The Chinese are killing many birds with one stone. Bike-sharing in the city of Hangzhou in Zhejiang province in East China is reducing greenhouse gas emissions, improving people’s health and advancing the mobile digital economy — all without any cost to the taxpayer. But the government did fork out $26 million to launch the program in 2008 and with almost $40 million in discounted loans.

EcoWatch ranked Hangzhou’s Public Bicycle program as the best biking system worldwide; it is also the largest. There are an estimated 66,500–78,000 bicycles in the city in roughly 2,700 stations. By 2020, 175,000 bikes are expected to be traversing the city.

But the program’s development has not been without hiccups. According to EcoWatch, an app was first created in 2010 that revealed the number of bikes at each station — apparently, the developers’ doing. While this was useful for users, it was an inconvenience for the program’s staff and an illegal action according to them. In 2012, the Public Bicycle powers that be blocked the developers from accessing the information, and the app was useless.
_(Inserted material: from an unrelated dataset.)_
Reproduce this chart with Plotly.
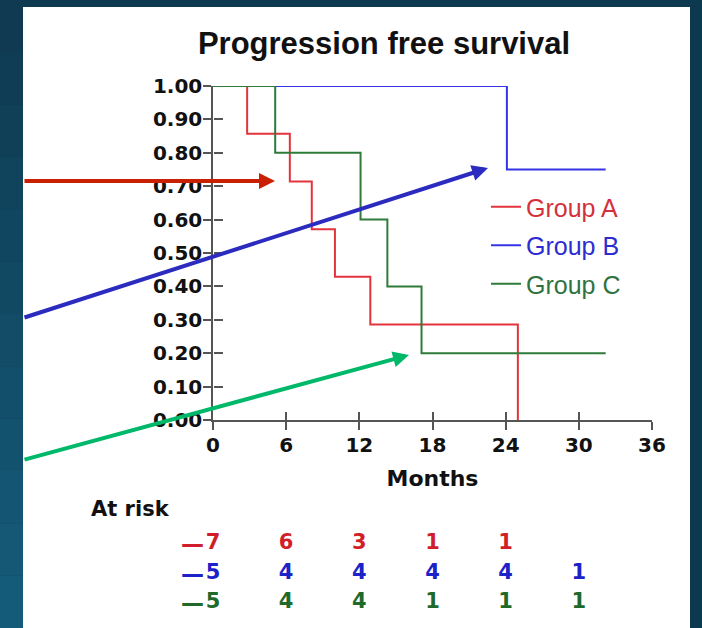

No such nonsense will be allowed as the city welcomes participants to the G20 summit to be held on Sept. 4 and 5, 2016. In fact, according to China Daily, Hangzhou’s bike-sharing service now allows anyone with a smartphone to rent a bike by scanning a QR code, and practically everybody has a smartphone.

A smartphone is essential in the city because everything can be bought, ordered and delivered through Alipay or WeChat Pay. The bike program does have an official app, but users don’t have to download it if they have WeChat, which goes hand-in-hand with a smartphone — among Chinese consumers at least.

Maintaining the bikes cost 80 million yuan (~$12 million) in 2015, but the company claims to have covered the costs by selling ads and has not used taxpayers’ money.